── Records provided ──
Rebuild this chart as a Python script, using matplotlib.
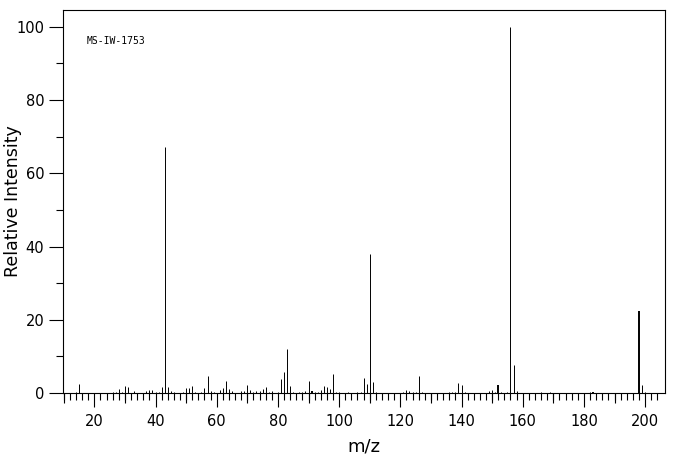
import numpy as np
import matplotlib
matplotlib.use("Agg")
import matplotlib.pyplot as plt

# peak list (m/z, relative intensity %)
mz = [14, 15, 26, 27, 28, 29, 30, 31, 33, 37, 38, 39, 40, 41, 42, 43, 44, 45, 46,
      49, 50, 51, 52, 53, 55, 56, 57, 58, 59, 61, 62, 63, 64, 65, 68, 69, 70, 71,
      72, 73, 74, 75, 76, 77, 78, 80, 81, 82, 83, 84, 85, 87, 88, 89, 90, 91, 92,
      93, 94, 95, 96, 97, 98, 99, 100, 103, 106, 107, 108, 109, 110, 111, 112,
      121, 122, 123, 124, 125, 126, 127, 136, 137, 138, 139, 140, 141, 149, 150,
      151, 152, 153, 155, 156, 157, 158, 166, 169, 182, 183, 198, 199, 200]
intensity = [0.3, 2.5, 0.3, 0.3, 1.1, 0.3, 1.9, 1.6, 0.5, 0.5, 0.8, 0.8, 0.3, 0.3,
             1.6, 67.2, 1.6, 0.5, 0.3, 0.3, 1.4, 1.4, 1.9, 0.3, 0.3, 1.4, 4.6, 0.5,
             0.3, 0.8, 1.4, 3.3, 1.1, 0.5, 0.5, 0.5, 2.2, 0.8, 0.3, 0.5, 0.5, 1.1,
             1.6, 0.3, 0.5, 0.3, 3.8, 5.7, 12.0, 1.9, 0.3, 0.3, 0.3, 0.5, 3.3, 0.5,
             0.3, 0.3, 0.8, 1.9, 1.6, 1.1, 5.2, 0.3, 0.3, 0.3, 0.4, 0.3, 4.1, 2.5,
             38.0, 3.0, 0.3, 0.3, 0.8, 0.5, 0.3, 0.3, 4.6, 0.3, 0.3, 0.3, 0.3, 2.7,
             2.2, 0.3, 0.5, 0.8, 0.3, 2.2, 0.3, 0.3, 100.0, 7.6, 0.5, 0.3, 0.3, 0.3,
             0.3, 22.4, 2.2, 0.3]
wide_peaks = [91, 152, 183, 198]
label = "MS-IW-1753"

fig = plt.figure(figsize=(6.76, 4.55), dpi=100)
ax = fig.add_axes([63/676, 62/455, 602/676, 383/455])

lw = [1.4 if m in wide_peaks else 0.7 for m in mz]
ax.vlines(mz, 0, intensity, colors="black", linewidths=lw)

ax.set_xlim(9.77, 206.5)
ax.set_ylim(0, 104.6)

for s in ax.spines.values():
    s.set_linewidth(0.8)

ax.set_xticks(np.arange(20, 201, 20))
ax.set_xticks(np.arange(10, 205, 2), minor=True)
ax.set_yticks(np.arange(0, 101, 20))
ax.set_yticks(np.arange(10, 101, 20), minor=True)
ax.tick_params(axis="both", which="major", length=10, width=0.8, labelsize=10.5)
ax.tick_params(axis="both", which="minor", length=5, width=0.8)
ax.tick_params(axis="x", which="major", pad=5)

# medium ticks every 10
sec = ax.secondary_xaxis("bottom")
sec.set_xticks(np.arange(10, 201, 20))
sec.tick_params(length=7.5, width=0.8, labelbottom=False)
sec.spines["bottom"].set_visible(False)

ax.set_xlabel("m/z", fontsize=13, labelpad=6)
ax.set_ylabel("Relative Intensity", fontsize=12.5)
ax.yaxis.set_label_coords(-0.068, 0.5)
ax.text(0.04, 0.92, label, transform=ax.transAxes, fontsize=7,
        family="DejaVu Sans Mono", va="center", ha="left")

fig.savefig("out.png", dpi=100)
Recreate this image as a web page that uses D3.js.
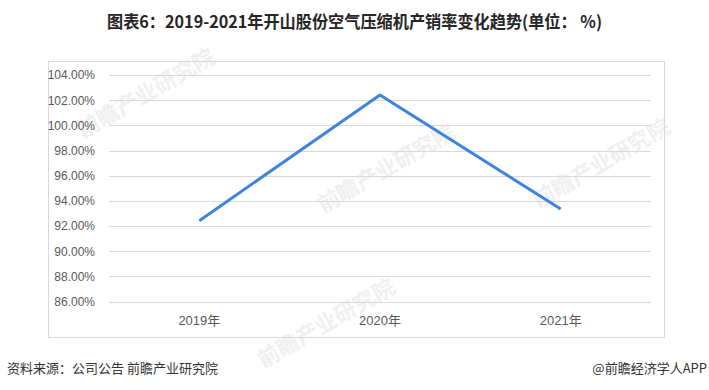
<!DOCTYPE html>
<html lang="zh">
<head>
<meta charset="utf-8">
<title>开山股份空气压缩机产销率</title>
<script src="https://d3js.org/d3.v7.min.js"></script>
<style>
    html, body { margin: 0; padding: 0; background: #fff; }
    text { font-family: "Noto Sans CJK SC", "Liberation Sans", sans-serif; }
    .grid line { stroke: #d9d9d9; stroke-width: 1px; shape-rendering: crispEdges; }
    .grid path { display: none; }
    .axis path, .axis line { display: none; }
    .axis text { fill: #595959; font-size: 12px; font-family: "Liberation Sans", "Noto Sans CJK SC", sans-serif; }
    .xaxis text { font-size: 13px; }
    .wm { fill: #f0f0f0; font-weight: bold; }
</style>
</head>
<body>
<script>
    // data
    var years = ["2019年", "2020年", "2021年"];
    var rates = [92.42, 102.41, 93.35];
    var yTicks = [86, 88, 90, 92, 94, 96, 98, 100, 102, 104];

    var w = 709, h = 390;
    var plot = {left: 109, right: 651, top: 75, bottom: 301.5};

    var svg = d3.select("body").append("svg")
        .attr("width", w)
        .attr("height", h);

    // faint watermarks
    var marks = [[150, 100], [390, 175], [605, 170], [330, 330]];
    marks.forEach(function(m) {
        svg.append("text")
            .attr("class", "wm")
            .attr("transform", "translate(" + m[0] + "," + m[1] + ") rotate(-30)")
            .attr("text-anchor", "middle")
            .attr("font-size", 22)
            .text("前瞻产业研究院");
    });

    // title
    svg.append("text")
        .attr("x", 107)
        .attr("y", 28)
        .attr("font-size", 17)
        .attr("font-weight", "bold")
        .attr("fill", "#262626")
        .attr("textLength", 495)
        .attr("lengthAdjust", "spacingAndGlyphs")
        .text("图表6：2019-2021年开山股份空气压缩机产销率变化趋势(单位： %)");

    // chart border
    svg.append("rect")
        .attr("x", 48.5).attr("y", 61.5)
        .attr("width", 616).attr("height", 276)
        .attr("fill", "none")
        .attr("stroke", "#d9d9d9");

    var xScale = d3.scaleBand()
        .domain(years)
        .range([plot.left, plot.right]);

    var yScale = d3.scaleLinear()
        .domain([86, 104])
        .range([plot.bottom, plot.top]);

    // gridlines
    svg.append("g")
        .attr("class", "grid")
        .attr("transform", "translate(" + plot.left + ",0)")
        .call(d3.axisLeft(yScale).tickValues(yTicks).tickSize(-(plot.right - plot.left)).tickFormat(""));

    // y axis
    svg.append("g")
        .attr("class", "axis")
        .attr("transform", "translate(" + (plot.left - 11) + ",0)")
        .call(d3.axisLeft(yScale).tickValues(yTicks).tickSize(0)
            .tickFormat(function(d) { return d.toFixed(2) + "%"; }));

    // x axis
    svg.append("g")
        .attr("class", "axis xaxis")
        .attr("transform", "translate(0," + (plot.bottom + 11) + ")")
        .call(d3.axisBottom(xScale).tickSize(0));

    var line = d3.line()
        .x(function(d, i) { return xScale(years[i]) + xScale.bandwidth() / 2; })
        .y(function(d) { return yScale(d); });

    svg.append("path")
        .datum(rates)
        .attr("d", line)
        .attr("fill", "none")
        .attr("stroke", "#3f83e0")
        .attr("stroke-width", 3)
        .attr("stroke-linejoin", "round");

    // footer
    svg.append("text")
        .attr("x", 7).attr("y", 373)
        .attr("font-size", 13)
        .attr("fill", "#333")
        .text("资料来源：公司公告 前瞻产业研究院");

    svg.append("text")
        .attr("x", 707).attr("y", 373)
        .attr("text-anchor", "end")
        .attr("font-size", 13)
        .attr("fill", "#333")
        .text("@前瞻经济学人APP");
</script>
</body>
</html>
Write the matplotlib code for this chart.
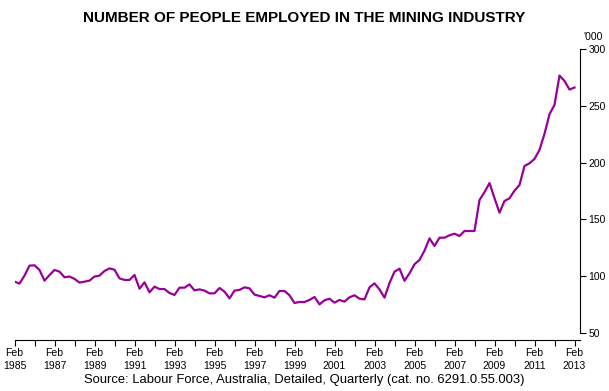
───
» Job:
Reproduce all the entries that precede this task, word for word, minus any pictures.

» Response to the exercise:
Rebuild this chart as a Python script, using matplotlib.
import numpy as np
import matplotlib
matplotlib.use("Agg")
import matplotlib.pyplot as plt

# peak list (m/z, relative intensity %)
mz = [14, 15, 26, 27, 28, 29, 30, 31, 33, 37, 38, 39, 40, 41, 42, 43, 44, 45, 46,
      49, 50, 51, 52, 53, 55, 56, 57, 58, 59, 61, 62, 63, 64, 65, 68, 69, 70, 71,
      72, 73, 74, 75, 76, 77, 78, 80, 81, 82, 83, 84, 85, 87, 88, 89, 90, 91, 92,
      93, 94, 95, 96, 97, 98, 99, 100, 103, 106, 107, 108, 109, 110, 111, 112,
      121, 122, 123, 124, 125, 126, 127, 136, 137, 138, 139, 140, 141, 149, 150,
      151, 152, 153, 155, 156, 157, 158, 166, 169, 182, 183, 198, 199, 200]
intensity = [0.3, 2.5, 0.3, 0.3, 1.1, 0.3, 1.9, 1.6, 0.5, 0.5, 0.8, 0.8, 0.3, 0.3,
             1.6, 67.2, 1.6, 0.5, 0.3, 0.3, 1.4, 1.4, 1.9, 0.3, 0.3, 1.4, 4.6, 0.5,
             0.3, 0.8, 1.4, 3.3, 1.1, 0.5, 0.5, 0.5, 2.2, 0.8, 0.3, 0.5, 0.5, 1.1,
             1.6, 0.3, 0.5, 0.3, 3.8, 5.7, 12.0, 1.9, 0.3, 0.3, 0.3, 0.5, 3.3, 0.5,
             0.3, 0.3, 0.8, 1.9, 1.6, 1.1, 5.2, 0.3, 0.3, 0.3, 0.4, 0.3, 4.1, 2.5,
             38.0, 3.0, 0.3, 0.3, 0.8, 0.5, 0.3, 0.3, 4.6, 0.3, 0.3, 0.3, 0.3, 2.7,
             2.2, 0.3, 0.5, 0.8, 0.3, 2.2, 0.3, 0.3, 100.0, 7.6, 0.5, 0.3, 0.3, 0.3,
             0.3, 22.4, 2.2, 0.3]
wide_peaks = [91, 152, 183, 198]
label = "MS-IW-1753"

fig = plt.figure(figsize=(6.76, 4.55), dpi=100)
ax = fig.add_axes([63/676, 62/455, 602/676, 383/455])

lw = [1.4 if m in wide_peaks else 0.7 for m in mz]
ax.vlines(mz, 0, intensity, colors="black", linewidths=lw)

ax.set_xlim(9.77, 206.5)
ax.set_ylim(0, 104.6)

for s in ax.spines.values():
    s.set_linewidth(0.8)

ax.set_xticks(np.arange(20, 201, 20))
ax.set_xticks(np.arange(10, 205, 2), minor=True)
ax.set_yticks(np.arange(0, 101, 20))
ax.set_yticks(np.arange(10, 101, 20), minor=True)
ax.tick_params(axis="both", which="major", length=10, width=0.8, labelsize=10.5)
ax.tick_params(axis="both", which="minor", length=5, width=0.8)
ax.tick_params(axis="x", which="major", pad=5)

# medium ticks every 10
sec = ax.secondary_xaxis("bottom")
sec.set_xticks(np.arange(10, 201, 20))
sec.tick_params(length=7.5, width=0.8, labelbottom=False)
sec.spines["bottom"].set_visible(False)

ax.set_xlabel("m/z", fontsize=13, labelpad=6)
ax.set_ylabel("Relative Intensity", fontsize=12.5)
ax.yaxis.set_label_coords(-0.068, 0.5)
ax.text(0.04, 0.92, label, transform=ax.transAxes, fontsize=7,
        family="DejaVu Sans Mono", va="center", ha="left")

fig.savefig("out.png", dpi=100)
Recreate this image as a web page that uses D3.js.
<!DOCTYPE html>
<html lang="zh">
<head>
<meta charset="utf-8">
<title>开山股份空气压缩机产销率</title>
<script src="https://d3js.org/d3.v7.min.js"></script>
<style>
    html, body { margin: 0; padding: 0; background: #fff; }
    text { font-family: "Noto Sans CJK SC", "Liberation Sans", sans-serif; }
    .grid line { stroke: #d9d9d9; stroke-width: 1px; shape-rendering: crispEdges; }
    .grid path { display: none; }
    .axis path, .axis line { display: none; }
    .axis text { fill: #595959; font-size: 12px; font-family: "Liberation Sans", "Noto Sans CJK SC", sans-serif; }
    .xaxis text { font-size: 13px; }
    .wm { fill: #f0f0f0; font-weight: bold; }
</style>
</head>
<body>
<script>
    // data
    var years = ["2019年", "2020年", "2021年"];
    var rates = [92.42, 102.41, 93.35];
    var yTicks = [86, 88, 90, 92, 94, 96, 98, 100, 102, 104];

    var w = 709, h = 390;
    var plot = {left: 109, right: 651, top: 75, bottom: 301.5};

    var svg = d3.select("body").append("svg")
        .attr("width", w)
        .attr("height", h);

    // faint watermarks
    var marks = [[150, 100], [390, 175], [605, 170], [330, 330]];
    marks.forEach(function(m) {
        svg.append("text")
            .attr("class", "wm")
            .attr("transform", "translate(" + m[0] + "," + m[1] + ") rotate(-30)")
            .attr("text-anchor", "middle")
            .attr("font-size", 22)
            .text("前瞻产业研究院");
    });

    // title
    svg.append("text")
        .attr("x", 107)
        .attr("y", 28)
        .attr("font-size", 17)
        .attr("font-weight", "bold")
        .attr("fill", "#262626")
        .attr("textLength", 495)
        .attr("lengthAdjust", "spacingAndGlyphs")
        .text("图表6：2019-2021年开山股份空气压缩机产销率变化趋势(单位： %)");

    // chart border
    svg.append("rect")
        .attr("x", 48.5).attr("y", 61.5)
        .attr("width", 616).attr("height", 276)
        .attr("fill", "none")
        .attr("stroke", "#d9d9d9");

    var xScale = d3.scaleBand()
        .domain(years)
        .range([plot.left, plot.right]);

    var yScale = d3.scaleLinear()
        .domain([86, 104])
        .range([plot.bottom, plot.top]);

    // gridlines
    svg.append("g")
        .attr("class", "grid")
        .attr("transform", "translate(" + plot.left + ",0)")
        .call(d3.axisLeft(yScale).tickValues(yTicks).tickSize(-(plot.right - plot.left)).tickFormat(""));

    // y axis
    svg.append("g")
        .attr("class", "axis")
        .attr("transform", "translate(" + (plot.left - 11) + ",0)")
        .call(d3.axisLeft(yScale).tickValues(yTicks).tickSize(0)
            .tickFormat(function(d) { return d.toFixed(2) + "%"; }));

    // x axis
    svg.append("g")
        .attr("class", "axis xaxis")
        .attr("transform", "translate(0," + (plot.bottom + 11) + ")")
        .call(d3.axisBottom(xScale).tickSize(0));

    var line = d3.line()
        .x(function(d, i) { return xScale(years[i]) + xScale.bandwidth() / 2; })
        .y(function(d) { return yScale(d); });

    svg.append("path")
        .datum(rates)
        .attr("d", line)
        .attr("fill", "none")
        .attr("stroke", "#3f83e0")
        .attr("stroke-width", 3)
        .attr("stroke-linejoin", "round");

    // footer
    svg.append("text")
        .attr("x", 7).attr("y", 373)
        .attr("font-size", 13)
        .attr("fill", "#333")
        .text("资料来源：公司公告 前瞻产业研究院");

    svg.append("text")
        .attr("x", 707).attr("y", 373)
        .attr("text-anchor", "end")
        .attr("font-size", 13)
        .attr("fill", "#333")
        .text("@前瞻经济学人APP");
</script>
</body>
</html>
Write the matplotlib code for this chart.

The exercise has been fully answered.